Pakistan’s economic crises continue unabated. On February 28, global rating agency Moody’s lowered Pakistan’s sovereign credit rating by two more notches to ‘Caa3’ — the lowest in three decades — amid international loan negotiations, saying the country’s increasingly fragile liquidity “significantly raises default risks.” This is at a time when Pakistan is still negotiating with the International Monetary Fund (IMF) for the next trance of $1 billion – from the original $6.5 billion loan of 2019 – that has been pending since 2022.
Moody’s noted that while the $1 billion tranche from the IMF may help Pakistan’s immediate needs “weak governance and heightened social risks impede Pakistan’s ability to continually implement the range of policies that would secure large amounts of financing.” Further, the global credit rating agency expressed concerned over the “very limited visibility” on Pakistan’s sources of financing for its “sizeable external payments needs” beyond the life of the current IMF programme that ends in June 2023.
Moody’s also pointed out “It is not clear that another IMF programme is under discussion and if it does happen, how long the negotiations would take and what conditions would be attached to it. However, in the absence of an IMF programme, Pakistan is unlikely to unlock sufficient financing from multilateral and bilateral partners.”
Pakistan’s foreign exchange reserves are barely enough for three weeks of essential imports and inflation remains at a record high. Elaborating on the reasons for the sovereign credit rating’s downgrade, Moody’s said “the government’s liquidity and external vulnerability risks had risen further since the last review in October 2022 and foreign exchange reserves had declined to a critically low level. Amid delays in securing official sector funding, risks that Pakistan may not be able to source enough financing to meet its needs for the rest of fiscal 2023 (ending June 2023) have increased. Beyond this fiscal year, liquidity and external vulnerability risks will continue to be elevated, as Pakistan’s financing needs will remain significant and financing sources are far from secure. At the same time, the prospects of the country materially increasing its foreign exchange reserves are low.”

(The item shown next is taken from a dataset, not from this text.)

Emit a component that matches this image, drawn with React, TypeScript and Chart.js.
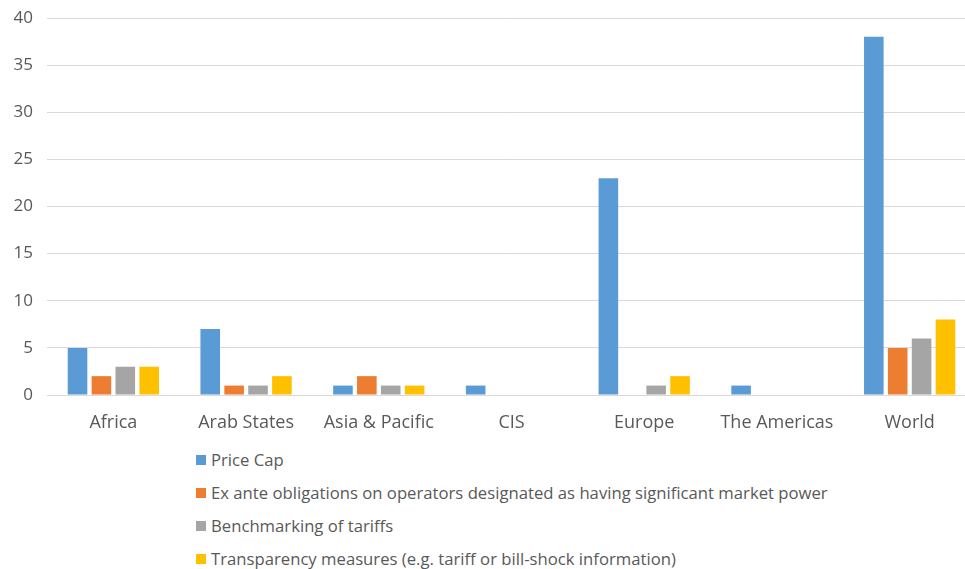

Finally, Moody’s noted that another reason for credit rating downgrade was the constraining of prospects for further reforms due to acute exposure to social risks and weak governance. “Elevated social risks and weak governance compound the government’s difficulty in advancing further reforms. Implementing further measures to raise revenue or cut spending in this environment is extremely socially and politically challenging.”
Moody’s warned that “The rating would likely be downgraded if Pakistan were to default on its debt obligations to private-sector creditors and the expected losses to creditors as a result of any restructuring were larger than consistent with a Caa3 rating.”